## Prompt
Reproduce exactly the lines below, from the first one through the line containing "const X_DOMAIN = [5, 25];", and omit any pictures.

○ ○ ○ ○ ○ ○ ○

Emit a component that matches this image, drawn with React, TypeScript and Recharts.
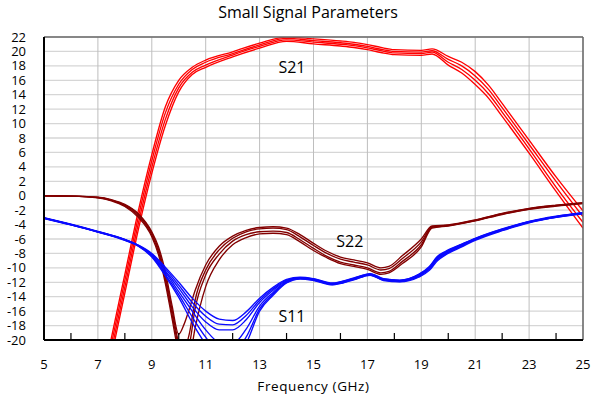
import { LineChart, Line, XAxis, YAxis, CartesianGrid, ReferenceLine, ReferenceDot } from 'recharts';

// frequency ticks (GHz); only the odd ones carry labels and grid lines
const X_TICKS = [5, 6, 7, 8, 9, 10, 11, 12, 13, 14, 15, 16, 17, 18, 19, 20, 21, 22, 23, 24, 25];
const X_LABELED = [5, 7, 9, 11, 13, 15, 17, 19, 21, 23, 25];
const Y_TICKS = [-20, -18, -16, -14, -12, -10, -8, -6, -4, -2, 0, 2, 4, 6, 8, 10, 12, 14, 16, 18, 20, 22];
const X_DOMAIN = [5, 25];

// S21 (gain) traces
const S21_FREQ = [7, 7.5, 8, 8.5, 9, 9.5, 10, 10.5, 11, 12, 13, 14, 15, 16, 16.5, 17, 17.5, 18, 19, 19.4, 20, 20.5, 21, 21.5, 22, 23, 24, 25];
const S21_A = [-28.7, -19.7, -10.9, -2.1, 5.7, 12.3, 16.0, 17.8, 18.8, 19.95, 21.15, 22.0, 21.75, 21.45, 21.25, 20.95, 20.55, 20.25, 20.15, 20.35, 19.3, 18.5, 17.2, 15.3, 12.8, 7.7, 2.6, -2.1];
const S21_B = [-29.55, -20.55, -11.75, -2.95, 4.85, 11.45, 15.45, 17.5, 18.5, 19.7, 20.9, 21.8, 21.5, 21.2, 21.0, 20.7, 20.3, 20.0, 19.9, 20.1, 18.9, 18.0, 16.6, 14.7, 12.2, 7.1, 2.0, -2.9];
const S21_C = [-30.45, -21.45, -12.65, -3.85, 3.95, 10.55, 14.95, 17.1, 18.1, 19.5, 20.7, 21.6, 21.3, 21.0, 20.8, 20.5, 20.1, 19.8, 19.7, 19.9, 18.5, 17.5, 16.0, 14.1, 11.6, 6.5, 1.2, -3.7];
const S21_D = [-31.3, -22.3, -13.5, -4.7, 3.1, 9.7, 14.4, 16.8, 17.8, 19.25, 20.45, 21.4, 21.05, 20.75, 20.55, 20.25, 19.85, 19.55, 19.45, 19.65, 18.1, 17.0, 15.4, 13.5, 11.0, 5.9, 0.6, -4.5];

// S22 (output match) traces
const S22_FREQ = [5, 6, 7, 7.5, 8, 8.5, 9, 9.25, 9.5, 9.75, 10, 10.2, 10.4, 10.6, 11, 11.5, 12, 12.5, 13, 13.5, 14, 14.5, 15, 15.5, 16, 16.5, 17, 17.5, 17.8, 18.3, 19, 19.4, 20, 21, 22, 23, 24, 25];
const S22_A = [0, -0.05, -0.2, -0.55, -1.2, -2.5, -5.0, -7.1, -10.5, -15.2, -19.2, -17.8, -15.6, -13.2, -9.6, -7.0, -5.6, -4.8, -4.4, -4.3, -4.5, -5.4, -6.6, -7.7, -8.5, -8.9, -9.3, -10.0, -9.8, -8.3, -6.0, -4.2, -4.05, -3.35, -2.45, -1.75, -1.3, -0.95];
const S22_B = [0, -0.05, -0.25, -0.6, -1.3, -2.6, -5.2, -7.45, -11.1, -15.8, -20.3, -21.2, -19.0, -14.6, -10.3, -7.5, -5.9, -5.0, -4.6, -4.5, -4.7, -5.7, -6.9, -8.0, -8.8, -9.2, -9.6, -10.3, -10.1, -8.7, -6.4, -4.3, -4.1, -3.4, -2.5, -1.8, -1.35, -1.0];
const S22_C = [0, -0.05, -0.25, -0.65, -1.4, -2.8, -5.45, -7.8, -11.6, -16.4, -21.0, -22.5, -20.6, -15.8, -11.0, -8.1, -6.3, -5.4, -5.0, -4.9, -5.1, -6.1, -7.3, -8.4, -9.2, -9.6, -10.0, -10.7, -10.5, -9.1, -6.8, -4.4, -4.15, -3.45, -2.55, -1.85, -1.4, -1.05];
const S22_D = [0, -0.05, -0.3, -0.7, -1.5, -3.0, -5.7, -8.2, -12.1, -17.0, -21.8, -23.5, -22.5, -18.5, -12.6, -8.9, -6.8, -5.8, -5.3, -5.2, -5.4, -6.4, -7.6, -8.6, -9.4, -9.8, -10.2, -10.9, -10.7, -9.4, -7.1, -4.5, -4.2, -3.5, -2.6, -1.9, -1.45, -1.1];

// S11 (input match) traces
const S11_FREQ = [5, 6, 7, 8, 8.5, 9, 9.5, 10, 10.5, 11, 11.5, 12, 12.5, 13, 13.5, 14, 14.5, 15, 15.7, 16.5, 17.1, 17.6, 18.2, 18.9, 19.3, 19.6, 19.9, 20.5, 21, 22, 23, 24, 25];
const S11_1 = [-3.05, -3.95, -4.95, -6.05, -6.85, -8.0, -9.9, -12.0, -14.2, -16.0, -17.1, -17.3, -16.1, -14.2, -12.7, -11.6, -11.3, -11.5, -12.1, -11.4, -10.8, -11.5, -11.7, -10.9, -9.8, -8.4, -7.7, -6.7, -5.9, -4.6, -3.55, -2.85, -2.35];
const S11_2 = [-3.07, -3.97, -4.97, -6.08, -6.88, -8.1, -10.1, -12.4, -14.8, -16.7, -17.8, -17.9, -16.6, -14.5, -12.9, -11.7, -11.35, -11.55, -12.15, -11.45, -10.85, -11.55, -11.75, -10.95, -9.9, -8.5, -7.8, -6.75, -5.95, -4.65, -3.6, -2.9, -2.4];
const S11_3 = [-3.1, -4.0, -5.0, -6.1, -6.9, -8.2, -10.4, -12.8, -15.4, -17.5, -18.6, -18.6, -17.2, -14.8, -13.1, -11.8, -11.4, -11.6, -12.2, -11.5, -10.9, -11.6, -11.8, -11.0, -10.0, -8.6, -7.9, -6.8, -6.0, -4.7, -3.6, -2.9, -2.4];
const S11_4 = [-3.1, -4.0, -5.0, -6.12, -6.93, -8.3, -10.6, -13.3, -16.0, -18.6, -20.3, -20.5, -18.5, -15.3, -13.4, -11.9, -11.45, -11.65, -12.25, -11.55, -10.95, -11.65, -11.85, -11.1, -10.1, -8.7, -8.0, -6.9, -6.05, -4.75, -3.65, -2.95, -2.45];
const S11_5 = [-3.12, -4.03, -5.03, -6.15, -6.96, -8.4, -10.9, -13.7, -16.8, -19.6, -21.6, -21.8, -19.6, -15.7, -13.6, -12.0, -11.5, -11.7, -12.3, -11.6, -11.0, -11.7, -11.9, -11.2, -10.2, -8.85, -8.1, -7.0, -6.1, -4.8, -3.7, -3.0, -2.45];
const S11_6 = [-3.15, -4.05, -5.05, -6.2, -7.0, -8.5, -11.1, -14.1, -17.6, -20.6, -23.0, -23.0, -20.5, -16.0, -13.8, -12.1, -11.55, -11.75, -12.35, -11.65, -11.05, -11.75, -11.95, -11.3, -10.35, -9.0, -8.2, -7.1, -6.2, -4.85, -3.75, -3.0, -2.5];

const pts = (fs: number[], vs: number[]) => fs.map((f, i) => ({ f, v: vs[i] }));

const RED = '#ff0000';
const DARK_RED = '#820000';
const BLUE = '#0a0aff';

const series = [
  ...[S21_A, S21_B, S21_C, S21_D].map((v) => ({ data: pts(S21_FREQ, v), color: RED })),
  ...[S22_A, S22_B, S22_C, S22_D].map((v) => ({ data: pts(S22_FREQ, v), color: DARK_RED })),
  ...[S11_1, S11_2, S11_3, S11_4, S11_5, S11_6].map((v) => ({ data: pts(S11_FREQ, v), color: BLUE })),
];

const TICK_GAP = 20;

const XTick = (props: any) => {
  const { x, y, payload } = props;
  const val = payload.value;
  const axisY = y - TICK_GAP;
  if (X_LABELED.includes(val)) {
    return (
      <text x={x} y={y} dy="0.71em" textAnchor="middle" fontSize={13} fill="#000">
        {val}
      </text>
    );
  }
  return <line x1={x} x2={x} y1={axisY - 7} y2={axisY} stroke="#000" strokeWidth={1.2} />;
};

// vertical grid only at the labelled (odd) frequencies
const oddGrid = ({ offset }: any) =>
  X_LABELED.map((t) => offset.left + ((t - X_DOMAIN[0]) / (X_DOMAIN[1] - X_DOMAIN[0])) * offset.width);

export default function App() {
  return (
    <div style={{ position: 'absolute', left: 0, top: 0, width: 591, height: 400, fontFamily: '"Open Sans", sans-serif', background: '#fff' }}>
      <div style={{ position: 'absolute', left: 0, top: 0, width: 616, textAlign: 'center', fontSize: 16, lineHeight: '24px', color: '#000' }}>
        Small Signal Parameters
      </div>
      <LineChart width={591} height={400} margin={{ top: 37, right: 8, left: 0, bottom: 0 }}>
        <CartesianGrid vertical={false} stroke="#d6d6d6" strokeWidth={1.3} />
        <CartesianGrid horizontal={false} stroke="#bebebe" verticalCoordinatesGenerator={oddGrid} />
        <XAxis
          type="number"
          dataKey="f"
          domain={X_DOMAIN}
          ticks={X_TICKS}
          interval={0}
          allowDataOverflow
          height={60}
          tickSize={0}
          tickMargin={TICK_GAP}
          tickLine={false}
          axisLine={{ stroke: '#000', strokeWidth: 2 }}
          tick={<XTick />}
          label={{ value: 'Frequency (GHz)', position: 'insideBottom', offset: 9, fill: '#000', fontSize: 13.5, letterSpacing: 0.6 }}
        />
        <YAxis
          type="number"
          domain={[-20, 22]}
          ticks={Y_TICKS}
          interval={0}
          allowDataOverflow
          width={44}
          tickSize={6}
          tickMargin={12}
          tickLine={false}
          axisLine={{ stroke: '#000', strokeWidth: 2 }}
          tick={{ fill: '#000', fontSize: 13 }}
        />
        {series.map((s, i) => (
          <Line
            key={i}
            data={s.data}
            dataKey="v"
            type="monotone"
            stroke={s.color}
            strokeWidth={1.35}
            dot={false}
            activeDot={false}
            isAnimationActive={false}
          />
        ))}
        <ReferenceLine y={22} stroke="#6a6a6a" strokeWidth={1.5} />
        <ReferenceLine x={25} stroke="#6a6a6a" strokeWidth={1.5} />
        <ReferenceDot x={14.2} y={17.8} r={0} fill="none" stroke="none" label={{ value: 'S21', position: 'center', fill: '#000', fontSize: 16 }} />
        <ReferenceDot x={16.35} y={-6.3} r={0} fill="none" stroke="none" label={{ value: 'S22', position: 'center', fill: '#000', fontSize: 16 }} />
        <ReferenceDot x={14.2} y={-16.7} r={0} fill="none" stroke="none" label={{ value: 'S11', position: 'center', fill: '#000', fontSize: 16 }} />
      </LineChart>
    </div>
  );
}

○ ○ ○ ○ ○ ○ ○

## Expected answer
Emit a component that matches this image, drawn with React, TypeScript and Recharts.
import { LineChart, Line, XAxis, YAxis, CartesianGrid, ReferenceLine, ReferenceDot } from 'recharts';

// frequency ticks (GHz); only the odd ones carry labels and grid lines
const X_TICKS = [5, 6, 7, 8, 9, 10, 11, 12, 13, 14, 15, 16, 17, 18, 19, 20, 21, 22, 23, 24, 25];
const X_LABELED = [5, 7, 9, 11, 13, 15, 17, 19, 21, 23, 25];
const Y_TICKS = [-20, -18, -16, -14, -12, -10, -8, -6, -4, -2, 0, 2, 4, 6, 8, 10, 12, 14, 16, 18, 20, 22];
const X_DOMAIN = [5, 25];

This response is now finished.